| Name: Soumya Mishra |
| Affiliation: NISER Bhubneshwar |
| Conference ID: ASI2026_906 |
| Title: Asymmetry in Sunspot Area Variation: Observational Evidence for Nonlinear Toroidal Flux Loss in the Solar Cycle |
| Abstract Type: Poster |
| Abstract Category: Sun, Solar System, Exoplanets, and Astrobiology |
| Author(s) and Co-Author(s) with Affiliation: Soumya Mishra(Niser Bhubhneshwar), Dr. Bidya Binay Karak(Indian Institute of Technology(BHU), Varanasi), Anu B Shreedevi(Indian Institute of Technology(BHU), Varanasi) |
| Abstract: Sunspots provide the most direct observational signature of the Sun’s toroidal magnetic field, generated and amplified by dynamo action within the convection zone. In this work, we analyze the statistical properties of sunspot group areas across the past 13 solar cycles (Cycles 12-24), complemented by Bipolar Magnetic Region (BMR) magnetic flux measurements for Cycles 23 and 24 derived from space-based line-of-sight magnetograms. Using a consistent phase separation into rising and declining intervals for each cycle, we compare area/flux distributions to test whether flux emergence leaves a systematic imprint on cycle evolution.We find a clear phase asymmetry: sunspot groups and BMRs are statistically larger and more flux-rich during the rising phase than during the declining phase. This indicates that the rising phase is, on average, more favorable for producing major active regions and therefore has a higher potential to drive severe space weather. Moreover, we show that the mean and median of the sunspot-area distribution during the rising phase correlate strongly with cycle strength, whereas the corresponding statistics during the declining phase are weakly dependent or effectively independent of cycle strength.
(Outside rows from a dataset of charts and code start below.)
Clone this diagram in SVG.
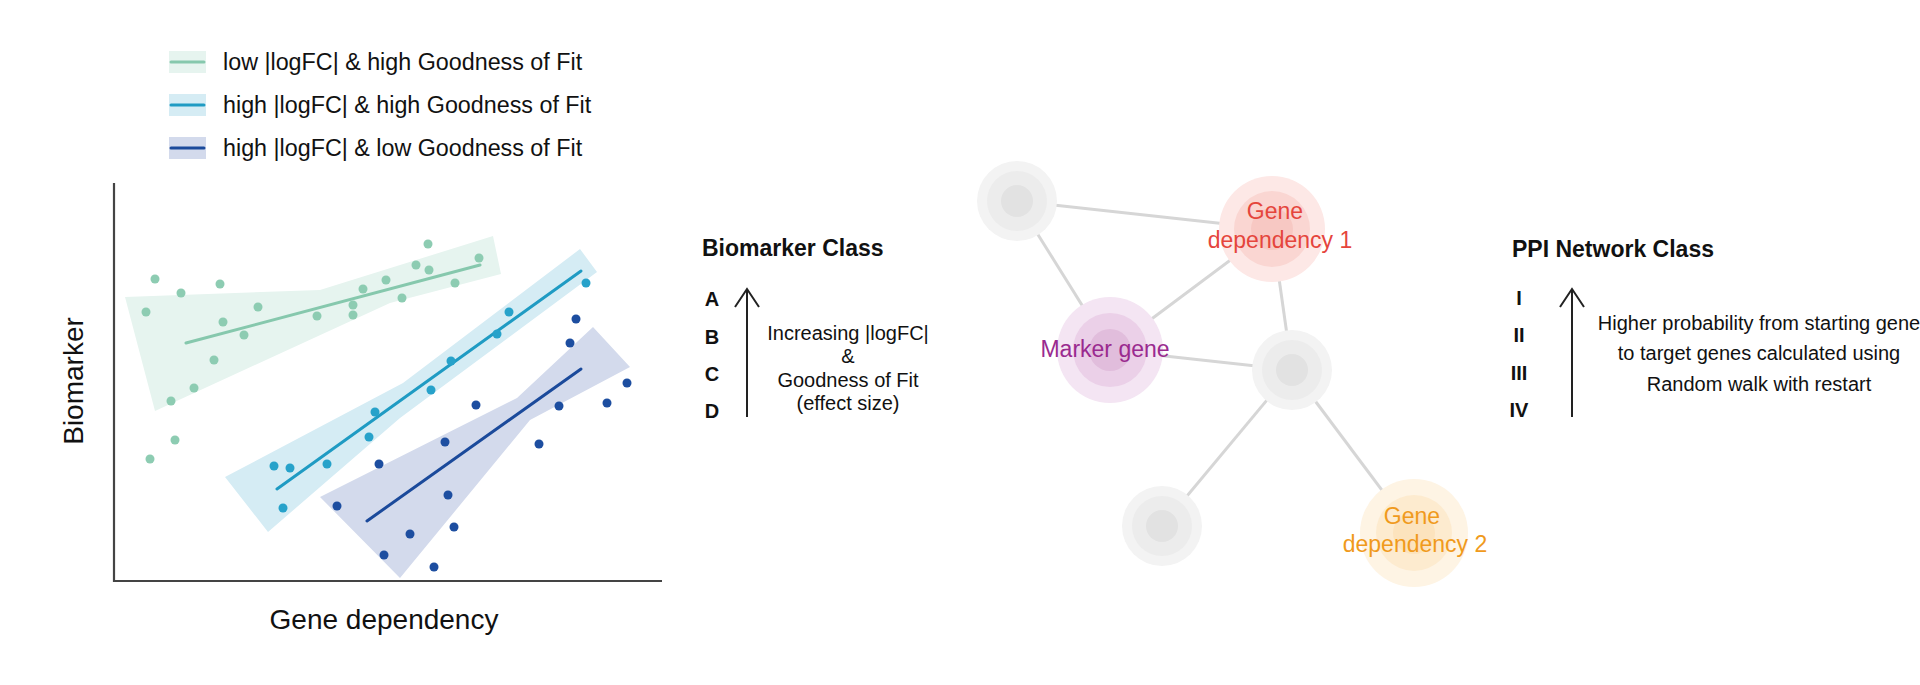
<svg xmlns="http://www.w3.org/2000/svg" width="1920" height="685" viewBox="0 0 1920 685">
<defs>
<style>
text{font-family:"Liberation Sans",Arial,Helvetica,sans-serif;fill:#111}
.leg{font-size:23.3px}
.ax{font-size:28px}
.hdr{font-size:23px;font-weight:bold}
.cls{font-size:20px;font-weight:bold;text-anchor:middle}
.desc{font-size:20px;text-anchor:middle}
.nl{font-size:23px;text-anchor:middle}
.g{fill:#8dccb2}.gl{stroke:#86c8ad;stroke-width:3;fill:none;stroke-linecap:round}.gb{fill:#e6f4ef}
.b{fill:#27a2ca}.bl{stroke:#1f9bc3;stroke-width:3;fill:none;stroke-linecap:round}.bb{fill:#d5ecf4}
.d{fill:#1d4ea0}.dl{stroke:#1b4a9b;stroke-width:3;fill:none;stroke-linecap:round}.db{fill:#d3daec}
.edge{stroke:#d6d6d6;stroke-width:3}
.arr{stroke:#222;stroke-width:2;fill:none}
</style>
</defs>
<rect width="1920" height="685" fill="#fff"/>

<g id="legend">
<rect x="169" y="51" width="37" height="22" class="gb"/><line x1="171" y1="62" x2="204" y2="62" class="gl"/>
<text x="223" y="70" class="leg">low |logFC| &amp; high Goodness of Fit</text>
<rect x="169" y="94" width="37" height="22" class="bb"/><line x1="171" y1="105" x2="204" y2="105" class="bl"/>
<text x="223" y="113" class="leg">high |logFC| &amp; high Goodness of Fit</text>
<rect x="169" y="137" width="37" height="22" class="db"/><line x1="171" y1="148" x2="204" y2="148" class="dl"/>
<text x="223" y="156" class="leg">high |logFC| &amp; low Goodness of Fit</text>
</g>

<g id="plot">
<polygon class="gb" points="125,297 320,290 493,236 501,274 390,303 155,411"/>
<polygon class="bb" points="225,477 403,383 580,249 597,272 400,418 268,532"/>
<polygon class="db" points="320,497 517,398 593,327 630,367 530,420 400,578"/>
<line x1="186" y1="343" x2="480" y2="265" class="gl"/>
<line x1="277" y1="489" x2="581" y2="271" class="bl"/>
<line x1="367" y1="521" x2="581" y2="369" class="dl"/>
<g class="g">
<circle cx="155" cy="279" r="4.5"/><circle cx="146" cy="312" r="4.5"/><circle cx="181" cy="293" r="4.5"/><circle cx="220" cy="284" r="4.5"/><circle cx="223" cy="322" r="4.5"/><circle cx="258" cy="307" r="4.5"/><circle cx="244" cy="335" r="4.5"/><circle cx="214" cy="360" r="4.5"/><circle cx="194" cy="388" r="4.5"/><circle cx="171" cy="401" r="4.5"/><circle cx="175" cy="440" r="4.5"/><circle cx="150" cy="459" r="4.5"/><circle cx="317" cy="316" r="4.5"/><circle cx="353" cy="305" r="4.5"/><circle cx="353" cy="315" r="4.5"/><circle cx="363" cy="289" r="4.5"/><circle cx="386" cy="280" r="4.5"/><circle cx="402" cy="298" r="4.5"/><circle cx="428" cy="244" r="4.5"/><circle cx="416" cy="265" r="4.5"/><circle cx="429" cy="270" r="4.5"/><circle cx="455" cy="283" r="4.5"/><circle cx="479" cy="258" r="4.5"/>
</g>
<g class="b">
<circle cx="586" cy="283" r="4.5"/><circle cx="509" cy="312" r="4.5"/><circle cx="497" cy="334" r="4.5"/><circle cx="451" cy="361" r="4.5"/><circle cx="431" cy="390" r="4.5"/><circle cx="375" cy="412" r="4.5"/><circle cx="369" cy="437" r="4.5"/><circle cx="327" cy="464" r="4.5"/><circle cx="290" cy="468" r="4.5"/><circle cx="274" cy="466" r="4.5"/><circle cx="283" cy="508" r="4.5"/>
</g>
<g class="d">
<circle cx="576" cy="319" r="4.5"/><circle cx="570" cy="343" r="4.5"/><circle cx="627" cy="383" r="4.5"/><circle cx="607" cy="403" r="4.5"/><circle cx="559" cy="406" r="4.5"/><circle cx="476" cy="405" r="4.5"/><circle cx="445" cy="442" r="4.5"/><circle cx="539" cy="444" r="4.5"/><circle cx="448" cy="495" r="4.5"/><circle cx="454" cy="527" r="4.5"/><circle cx="410" cy="534" r="4.5"/><circle cx="434" cy="567" r="4.5"/><circle cx="379" cy="464" r="4.5"/><circle cx="337" cy="506" r="4.5"/><circle cx="384" cy="555" r="4.5"/>
</g>
<polyline points="114,183 114,581 662,581" fill="none" stroke="#444" stroke-width="2.2"/>
<text x="384" y="629" class="ax" text-anchor="middle">Gene dependency</text>
<text transform="translate(83,381) rotate(-90)" class="ax" text-anchor="middle">Biomarker</text>
</g>

<g id="biomarker-class">
<text x="702" y="256" class="hdr">Biomarker Class</text>
<text x="712" y="306" class="cls">A</text>
<text x="712" y="344" class="cls">B</text>
<text x="712" y="381" class="cls">C</text>
<text x="712" y="418" class="cls">D</text>
<line x1="747" y1="289" x2="747" y2="417" class="arr"/>
<polyline points="735,307 747,289 759,307" class="arr"/>
<text x="848" y="340" class="desc">Increasing |logFC|</text>
<text x="848" y="363" class="desc">&amp;</text>
<text x="848" y="387" class="desc">Goodness of Fit</text>
<text x="848" y="410" class="desc">(effect size)</text>
</g>

<g id="connectors">
<line x1="1017" y1="201" x2="1272" y2="229" class="edge"/>
<line x1="1017" y1="201" x2="1110" y2="350" class="edge"/>
<line x1="1110" y1="350" x2="1272" y2="229" class="edge"/>
<line x1="1272" y1="229" x2="1292" y2="370" class="edge"/>
<line x1="1110" y1="350" x2="1292" y2="370" class="edge"/>
<line x1="1292" y1="370" x2="1162" y2="526" class="edge"/>
<line x1="1292" y1="370" x2="1414" y2="533" class="edge"/>
</g>

<g id="node-grey-1">
<circle cx="1017" cy="201" r="40" fill="#f3f3f3"/><circle cx="1017" cy="201" r="30" fill="#ececec"/><circle cx="1017" cy="201" r="16" fill="#e2e2e2"/>
</g>
<g id="node-gene-dependency-1">
<circle cx="1272" cy="229" r="53" fill="#fde8e6"/><circle cx="1272" cy="229" r="38" fill="#fad6d2"/><circle cx="1272" cy="229" r="21" fill="#f7c8c3"/>
<text x="1275" y="219" class="nl" style="fill:#e5453c">Gene</text>
<text x="1280" y="248" class="nl" style="fill:#e5453c">dependency 1</text>
</g>
<g id="node-marker-gene">
<circle cx="1110" cy="350" r="53" fill="#f4e5f3"/><circle cx="1110" cy="350" r="37" fill="#ebd0e8"/><circle cx="1110" cy="350" r="21" fill="#e1bddc"/>
<text x="1105" y="357" class="nl" style="fill:#9a2a8f">Marker gene</text>
</g>
<g id="node-grey-2">
<circle cx="1292" cy="370" r="40" fill="#f3f3f3"/><circle cx="1292" cy="370" r="30" fill="#ececec"/><circle cx="1292" cy="370" r="16" fill="#e2e2e2"/>
</g>
<g id="node-grey-3">
<circle cx="1162" cy="526" r="40" fill="#f3f3f3"/><circle cx="1162" cy="526" r="30" fill="#ececec"/><circle cx="1162" cy="526" r="16" fill="#e2e2e2"/>
</g>
<g id="node-gene-dependency-2">
<circle cx="1414" cy="533" r="54" fill="#fef4e4"/><circle cx="1414" cy="533" r="38" fill="#fdebcf"/><circle cx="1414" cy="533" r="21" fill="#fce3bd"/>
<text x="1412" y="524" class="nl" style="fill:#f09a1c">Gene</text>
<text x="1415" y="552" class="nl" style="fill:#f09a1c">dependency 2</text>
</g>

<g id="ppi-class">
<text x="1512" y="257" class="hdr">PPI Network Class</text>
<text x="1519" y="305" class="cls">I</text>
<text x="1519" y="342" class="cls">II</text>
<text x="1519" y="380" class="cls">III</text>
<text x="1519" y="417" class="cls">IV</text>
<line x1="1572" y1="289" x2="1572" y2="417" class="arr"/>
<polyline points="1560,307 1572,289 1584,307" class="arr"/>
<text x="1759" y="330" class="desc">Higher probability from starting gene</text>
<text x="1759" y="360" class="desc">to target genes calculated using</text>
<text x="1759" y="391" class="desc">Random walk with restart</text>
</g>
</svg>
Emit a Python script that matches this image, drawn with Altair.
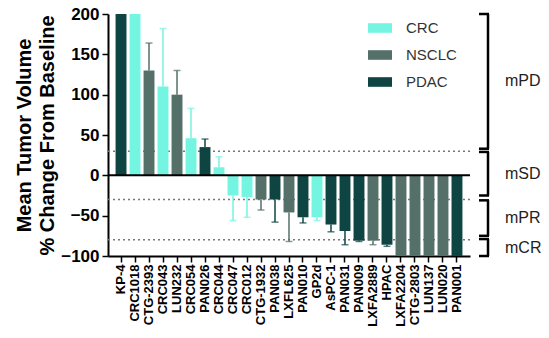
import altair as alt
import pandas as pd

models = ["KP-4", "CRC1018", "CTG-2393", "CRC043", "LUN232", "CRC054", "PAN026",
          "CRC044", "CRC047", "CRC012", "CTG-1932", "PAN038", "LXFL625", "PAN010",
          "GP2d", "AsPC-1", "PAN031", "PAN009", "LXFA2889", "HPAC", "LXFA2204",
          "CTG-2803", "LUN137", "LUN020", "PAN001"]
types = ["PDAC", "CRC", "NSCLC", "CRC", "NSCLC", "CRC", "PDAC",
         "CRC", "CRC", "CRC", "NSCLC", "PDAC", "NSCLC", "PDAC",
         "CRC", "PDAC", "PDAC", "PDAC", "NSCLC", "PDAC", "NSCLC",
         "NSCLC", "NSCLC", "NSCLC", "PDAC"]
values = [200, 200, 130, 110, 100, 46, 35,
          10, -25, -27, -30, -30, -46, -52,
          -52, -61, -69, -81, -81, -86, -100,
          -100, -100, -100, -100]
err_end = [None, None, 164, 182, 130, 83, 45,
           23, -56, -52, -43, -58, -82, -59,
           -56, -70, -86, -82, -86, -88, None,
           None, None, None, None]

thresholds = [30, -30, -80]

bracket_labels = ["mPD", "mSD", "mPR", "mCR"]
bracket_start = [200, 29, -31, -79]
bracket_end = [33, -25, -75, -100]

type_order = ["CRC", "NSCLC", "PDAC"]
type_colors = ["#74F5E2", "#557069", "#0E4543"]

FONT = "Liberation Sans"

df = pd.DataFrame({"model": models, "type": types, "value": values, "err": err_end})
df_err = df.dropna(subset=["err"])
df_thr = pd.DataFrame({"t": thresholds})
df_br = pd.DataFrame({"label": bracket_labels, "start": bracket_start, "end": bracket_end})
df_br["mid"] = (df_br["start"] + df_br["end"]) / 2
df_ends = pd.DataFrame({"yv": bracket_start + bracket_end})

x_enc = alt.X("model:N", sort=models,
              scale=alt.Scale(paddingInner=0.22, paddingOuter=0.54),
              axis=alt.Axis(title=None, labelAngle=-90, labelFont=FONT, labelFontWeight="bold",
                            labelFontSize=13, labelColor="black", labelPadding=2,
                            tickColor="black", tickWidth=1.5, tickSize=6,
                            domainColor="black", domainWidth=2))
y_scale = alt.Scale(domain=[-100, 200], nice=False, clamp=True)
y_enc = alt.Y("value:Q", scale=y_scale,
              axis=alt.Axis(title=["Mean Tumor Volume", "% Change From Baseline"],
                            values=[-100, -50, 0, 50, 100, 150, 200], grid=False,
                            labelFont=FONT, labelFontWeight="bold", labelFontSize=17,
                            labelColor="black", labelPadding=3,
                            tickColor="black", tickWidth=1.5, tickSize=6,
                            domainColor="black", domainWidth=2,
                            titleFont=FONT, titleFontWeight="bold", titleFontSize=20,
                            titleColor="black", titlePadding=3, titleLineHeight=23))
color_scale = alt.Scale(domain=type_order, range=type_colors)

thr = alt.Chart(df_thr).mark_rule(strokeDash=[2, 3], color="#777777", strokeWidth=1.5).encode(
    y=alt.Y("t:Q", scale=y_scale))

bars = alt.Chart(df).mark_bar().encode(
    x=x_enc, y=y_enc,
    color=alt.Color("type:N", scale=color_scale,
                    legend=alt.Legend(title=None, orient="none", legendX=260, legendY=2,
                                      symbolType="M-1,-0.4H1V0.4H-1Z", symbolSize=576,
                                      symbolStrokeWidth=0, labelFont=FONT, labelFontSize=15,
                                      labelColor="#333333", labelOffset=14, rowPadding=7,
                                      padding=0)))

err_rule = alt.Chart(df_err).mark_rule(strokeWidth=1.5).encode(
    x=alt.X("model:N", sort=models),
    y=alt.Y("value:Q", scale=y_scale), y2="err:Q",
    color=alt.Color("type:N", scale=color_scale, legend=None))

err_cap = alt.Chart(df_err).mark_tick(orient="horizontal", size=7, thickness=1.5).encode(
    x=alt.X("model:N", sort=models),
    y=alt.Y("err:Q", scale=y_scale),
    color=alt.Color("type:N", scale=color_scale, legend=None))

zero = alt.Chart(pd.DataFrame({"z": [0]})).mark_rule(color="black", strokeWidth=2).encode(
    y=alt.Y("z:Q", scale=y_scale))

br_v = alt.Chart(df_br).mark_rule(color="black", strokeWidth=2.5).encode(
    x=alt.value(380), y=alt.Y("start:Q", scale=y_scale), y2="end:Q")
br_h = alt.Chart(df_ends).mark_rule(color="black", strokeWidth=2.5).encode(
    x=alt.value(371), x2=alt.value(381), y=alt.Y("yv:Q", scale=y_scale))
br_t = alt.Chart(df_br).mark_text(align="left", baseline="middle", font=FONT, fontSize=16,
                                   color="#222222").encode(
    x=alt.value(397), y=alt.Y("mid:Q", scale=y_scale), text="label:N")

chart = alt.layer(thr, bars, err_rule, err_cap, zero, br_v, br_h, br_t).properties(
    width=362, height=242,
    autosize=alt.AutoSizeParams(type="none"),
    padding={"left": 108, "top": 14, "right": 79, "bottom": 82},
).configure_view(stroke=None)

chart.save("out.html", embed_options={"renderer": "svg", "actions": False})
This cycle-strength independence becomes most pronounced in the final three years of the decline, when activity belts from different cycles converge toward the equator along a common latitudinal trajectory.Taken together, these results provide observational support for nonlinear toroidal flux loss through flux emergence, offering a physical explanation for why solar cycles rise at different rates but decay in a broadly self-similar manner |